The first question that I have was:

What is a Web Scraper?

A Web Scraper is a program that has the process of retrieving data from a website (this process is called “scraping”).
So If you’ve ever copy and pasted information from a website, you’ve performed the same function as any web scraper, but manually.

How does a Bot Scrapper work?

The first thing that the scrapper need is a URL. Then the scraper loads the entire HTML code for the page in question some scrapers also can render the entire website, including CSS and Javascript elements.
Then the scraper will either extract all the data on the page or specific data selected by the user before the project is run. So the user will go through the process of selecting the specific data they want from the page.
Finally, the web scraper will output all the data that has been collected into a format that is more useful to the user.

Building Time

Let's start talking about how We can build our scraper using Ruby in 3 steps.

Parsing the HTML.

The first thing that We need is to parse the HTML. some times this task can be a little difficult if we don’t have the right tools. But Ruby has this amazing gem that is Nokogiri, which helps us to parse the HTML web page.
For my project, I decided to build my bot to scrap the hackernoon coding section.
When I started targeting the different CSS selector I found a problem. I was not retrieving any information related to the CSS that I target, So I started looking for the problem. Until I found that the hackenoon website uses javascript to load some content. And the content is load after some seconds on the web site. So my bot was trying to get the information before it was loaded.
In my case, I need to use other gems like the Watir and Webdrivers to be able to get the information of my CSS selectors.
require 'nokogiri'
require 'open-uri'
require 'webdrivers'
require 'watir'

browser = Watir::Browser.new
browser.goto 'https://hackernoon.com/tagged/ruby'

Targeting and Getting the Information

After we parsed the HTML We need to get the information. And for that, We need to tell our bot what information we want. So it can search for the information. To accomplish that We can also use the Nokogiri gem. Which allows us to target any specific information, using the differents CSS selectors or xpath. That matches the information that we want to get.
browser.element(css:'div#stats').wait_until(&:present?)
parsed_page = Nokogiri::HTML(@browser.html)
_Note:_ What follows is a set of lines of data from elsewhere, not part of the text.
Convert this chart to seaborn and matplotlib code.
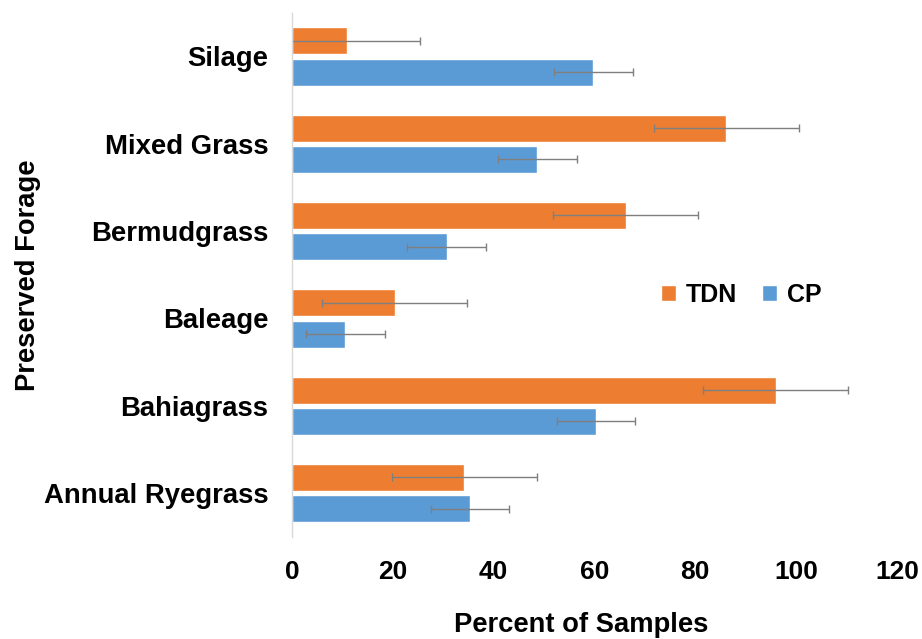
import pandas as pd
import seaborn as sns
import matplotlib.pyplot as plt

# === 1. Datos ===
forages = ["Silage", "Mixed Grass", "Bermudgrass", "Baleage", "Bahiagrass", "Annual Ryegrass"]
tdn = [11.0, 86.2, 66.2, 20.4, 96.0, 34.2]
cp = [59.8, 48.7, 30.7, 10.6, 60.3, 35.3]
tdn_err = [14.4, 14.4, 14.4, 14.4, 14.4, 14.4]
cp_err = [7.8, 7.8, 7.8, 7.8, 7.8, 7.8]

series = ["TDN", "CP"]
colors = {"TDN": "#ED7D31", "CP": "#5B9BD5"}

df = pd.DataFrame({
    "forage": forages * 2,
    "nutrient": ["TDN"] * len(forages) + ["CP"] * len(forages),
    "value": tdn + cp,
})

# === 2. Estilo ===
sns.set_theme(style="white")
plt.rcParams["font.family"] = ["Liberation Sans", "DejaVu Sans"]
plt.rcParams["font.weight"] = "bold"
plt.rcParams["text.color"] = "black"
plt.rcParams["axes.labelcolor"] = "black"
plt.rcParams["xtick.color"] = "black"
plt.rcParams["ytick.color"] = "black"

fig = plt.figure(figsize=(9.22, 6.39), dpi=100)
ax = fig.add_axes([0.3167, 0.160, 0.656, 0.820])

sns.barplot(data=df, x="value", y="forage", hue="nutrient", order=forages,
            hue_order=series, palette=colors, orient="h", width=0.72, gap=0.14,
            saturation=1, errorbar=None, ax=ax, legend=True)

# === 3. Barras de error ===
for container, errs in zip(ax.containers, [tdn_err, cp_err]):
    xs = [b.get_width() for b in container]
    ys = [b.get_y() + b.get_height() / 2 for b in container]
    ax.errorbar(xs, ys, xerr=errs, fmt="none", ecolor="#7f7f7f",
                elinewidth=1, capsize=3, capthick=1)

ax.set_xlim(0, 120)
ax.set_xticks(range(0, 121, 20))
ax.set_ylim(5.5, -0.5)

for side in ["top", "right", "bottom"]:
    ax.spines[side].set_visible(False)
ax.spines["left"].set_color("#d9d9d9")
ax.spines["left"].set_linewidth(1)

ax.tick_params(axis="x", length=0, pad=17, labelsize=19, labelcolor="black")
ax.tick_params(axis="y", length=0, pad=17, labelsize=19.8, labelcolor="black")
for lbl in ax.get_xticklabels() + ax.get_yticklabels():
    lbl.set_fontweight("bold")

ax.set_xlabel("Percent of Samples", fontsize=19.7, fontweight="bold")
ax.xaxis.set_label_coords(0.478, -0.143)
ax.set_ylabel("Preserved Forage", fontsize=19.7, fontweight="bold", labelpad=2)

# === 4. Leyenda ===
ax.legend(loc="center", bbox_to_anchor=(0.804, 0.538), bbox_transform=fig.transFigure,
          ncol=2, frameon=False, handlelength=0.6, handleheight=0.6,
          handletextpad=0.4, columnspacing=1.0,
          prop={"size": 18, "weight": "bold"})

plt.savefig("out.png", dpi=100)
plt.close()
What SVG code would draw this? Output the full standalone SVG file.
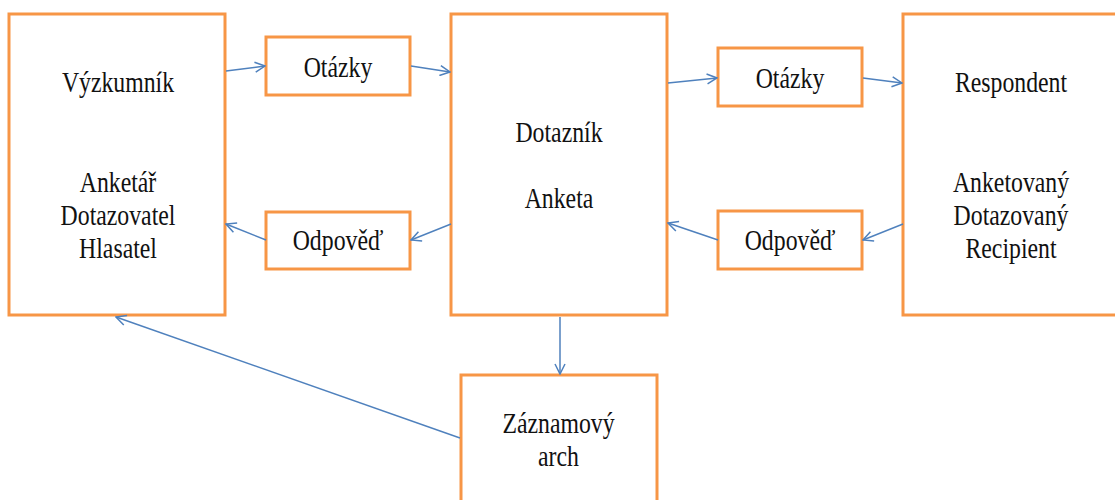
<svg xmlns="http://www.w3.org/2000/svg" width="1115" height="500" viewBox="0 0 1115 500">
<style>
.box{fill:#fff;stroke:#F79646;stroke-width:3}
.c{fill:none;stroke:#4F81BD;stroke-width:1.5}
.t{font-family:"Liberation Serif",serif;font-size:29px;fill:#111;text-anchor:middle}
</style>
<defs>
<marker id="a" viewBox="0 0 12 12" refX="11" refY="6" markerWidth="12" markerHeight="12" markerUnits="userSpaceOnUse" orient="auto">
<path d="M1,1 L11,6 L1,11" fill="none" stroke="#4F81BD" stroke-width="1.5"/>
</marker>
</defs>
<rect width="1115" height="500" fill="#fff"/>
<g id="vyzkumnik">
<rect class="box" x="9" y="14" width="216" height="301"/>
<g transform="translate(118,0) scale(0.82,1)" class="t">
<text x="0" y="92">Výzkumník</text>
<text x="0" y="192">Anketář</text>
<text x="0" y="225">Dotazovatel</text>
<text x="0" y="258">Hlasatel</text>
</g>
</g>
<g id="otazky1">
<rect class="box" x="266" y="37" width="144" height="58"/>
<text class="t" transform="translate(338,0) scale(0.82,1)" x="0" y="77">Otázky</text>
</g>
<g id="odpoved1">
<rect class="box" x="266" y="212" width="144" height="57"/>
<text class="t" transform="translate(338,0) scale(0.82,1)" x="0" y="250">Odpověď</text>
</g>
<g id="dotaznik">
<rect class="box" x="451" y="14" width="216" height="301"/>
<text class="t" transform="translate(559,0) scale(0.82,1)" x="0" y="142">Dotazník</text>
<text class="t" transform="translate(559,0) scale(0.82,1)" x="0" y="208">Anketa</text>
</g>
<g id="otazky2">
<rect class="box" x="718" y="48" width="144" height="58"/>
<text class="t" transform="translate(790,0) scale(0.82,1)" x="0" y="88">Otázky</text>
</g>
<g id="odpoved2">
<rect class="box" x="718" y="211" width="144" height="58"/>
<text class="t" transform="translate(790,0) scale(0.82,1)" x="0" y="250">Odpověď</text>
</g>
<g id="respondent">
<rect class="box" x="903" y="14" width="230" height="301"/>
<g transform="translate(1011,0) scale(0.82,1)" class="t">
<text x="0" y="92">Respondent</text>
<text x="0" y="192">Anketovaný</text>
<text x="0" y="225">Dotazovaný</text>
<text x="0" y="258">Recipient</text>
</g>
</g>
<g id="zaznamovy">
<rect class="box" x="461" y="375" width="196" height="140"/>
<g transform="translate(558.5,0) scale(0.82,1)" class="t">
<text x="0" y="433">Záznamový</text>
<text x="0" y="466">arch</text>
</g>
</g>
<g id="connectors">
<line class="c" x1="226" y1="71" x2="265" y2="66" marker-end="url(#a)"/>
<line class="c" x1="411" y1="66" x2="450" y2="72" marker-end="url(#a)"/>
<line class="c" x1="668" y1="83" x2="717" y2="78" marker-end="url(#a)"/>
<line class="c" x1="863" y1="78" x2="902" y2="83" marker-end="url(#a)"/>
<line class="c" x1="903" y1="224" x2="863" y2="240" marker-end="url(#a)"/>
<line class="c" x1="718" y1="240" x2="668" y2="223" marker-end="url(#a)"/>
<line class="c" x1="451" y1="224" x2="411" y2="240" marker-end="url(#a)"/>
<line class="c" x1="266" y1="240" x2="226" y2="224" marker-end="url(#a)"/>
<line class="c" x1="560" y1="317" x2="560" y2="374" marker-end="url(#a)"/>
<line class="c" x1="460" y1="438" x2="116" y2="317" marker-end="url(#a)"/>
</g>
</svg>
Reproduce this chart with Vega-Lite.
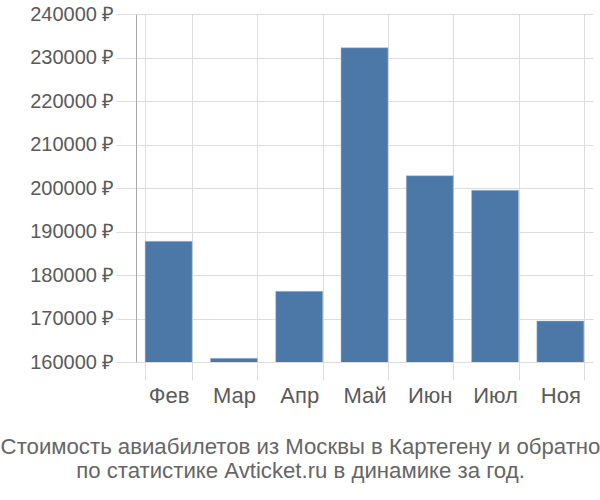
{
  "$schema": "https://vega.github.io/schema/vega-lite/v6.json",
  "width": 457,
  "height": 348,
  "autosize": {"type": "none"},
  "padding": {"left": 136, "top": 14, "right": 7, "bottom": 138},
  "background": "white",
  "config": {
    "font": "Liberation Sans",
    "view": {"stroke": null}
  },
  "title": {
    "text": ["Стоимость авиабилетов из Москвы в Картегену и обратно", "по статистике Avticket.ru в динамике за год."],
    "orient": "bottom",
    "anchor": "middle",
    "frame": "group",
    "dx": -64,
    "offset": 30,
    "fontSize": 22.2,
    "fontWeight": "normal",
    "color": "#666666",
    "font": "Liberation Sans",
    "lineHeight": 24
  },
  "data": {
    "values": [
      {"month": "Фев", "price": 187750},
      {"month": "Мар", "price": 160850},
      {"month": "Апр", "price": 176250},
      {"month": "Май", "price": 232250},
      {"month": "Июн", "price": 202830},
      {"month": "Июл", "price": 199470},
      {"month": "Ноя", "price": 169430}
    ]
  },
  "mark": {"type": "bar", "color": "#4c78a8", "stroke": "#a9bfd8", "strokeWidth": 0.5, "clip": true},
  "encoding": {
    "x": {
      "field": "month",
      "type": "nominal",
      "sort": null,
      "title": null,
      "scale": {"paddingInner": 0.28, "paddingOuter": 0.14},
      "axis": {
        "grid": true,
        "gridColor": "#dddddd",
        "tickBand": "extent",
        "tickSize": 18,
        "tickColor": "#dddddd",
        "domain": false,
        "labelAngle": 0,
        "labelFontSize": 22,
        "labelColor": "#5a5a5a",
        "labelPadding": 5
      }
    },
    "y": {
      "field": "price",
      "type": "quantitative",
      "title": null,
      "scale": {"domain": [160000, 240000], "zero": false, "nice": false},
      "axis": {
        "values": [160000, 170000, 180000, 190000, 200000, 210000, 220000, 230000, 240000],
        "labelExpr": "format(datum.value, 'd') + ' ₽'",
        "grid": true,
        "gridColor": "#dddddd",
        "tickSize": 20,
        "tickColor": "#dddddd",
        "domainColor": "#aaaaaa",
        "labelFontSize": 20,
        "labelColor": "#5a5a5a",
        "labelPadding": 2
      }
    }
  }
}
browser = Watir::Browser.new
browser.goto 'https://hackernoon.com/tagged/ruby'
To be able to get the information I use the wait_until method to wait until the CSS selector appear on the webpage.
After everything was loaded on the webpage, We can start getting all the target information that we want.
titles = @parsed_page.css('div.stories-item')
art_in_page = titles.count
With this code We are getting the count of all the stories that are inside all the div elements that have the stories-item class.
parsed_page.css('div.stories-item').each do |title|
      list_title = title.css('h2 a').text
      url = 'https://hackernoon.com'
      list_ref = url + title.css('h2 a')[0].attributes['href'].text
      list = { title: list_title, ref: list_ref }
      if s_arr.all? { |i| list[:title].downcase.split.include?(i) }
        titles_arr.push(list[:title])
        ref_arr.push(list[:ref])
      end
    end
Here is another example where I target the title and the link of each story. And save that information in arrays, when the title match the key word of the search.

Storing the information

After We got all the information in our local environment, We are ready to store all the information and save it in the format file of our preferences like HTML, XML, CVS or Database. You can see how I built this part to create a very simple web page with the results in my repositorie.

Navigating to other web pages

browser.link(aria_label: 'Next').click if page < last_page
In the case of the hackernoon website was not possible to navigate to the other website changing the URL. So to make possible to change pages. I used the link and click method to indicate where the bot need to click to go to the next page, and continue scrapping the other web pages.

Fun Project

For me, this project was very fun to build. I learned a lot about how scrapers work and how useful They are in real life. I hope this article can help you to build your scraper.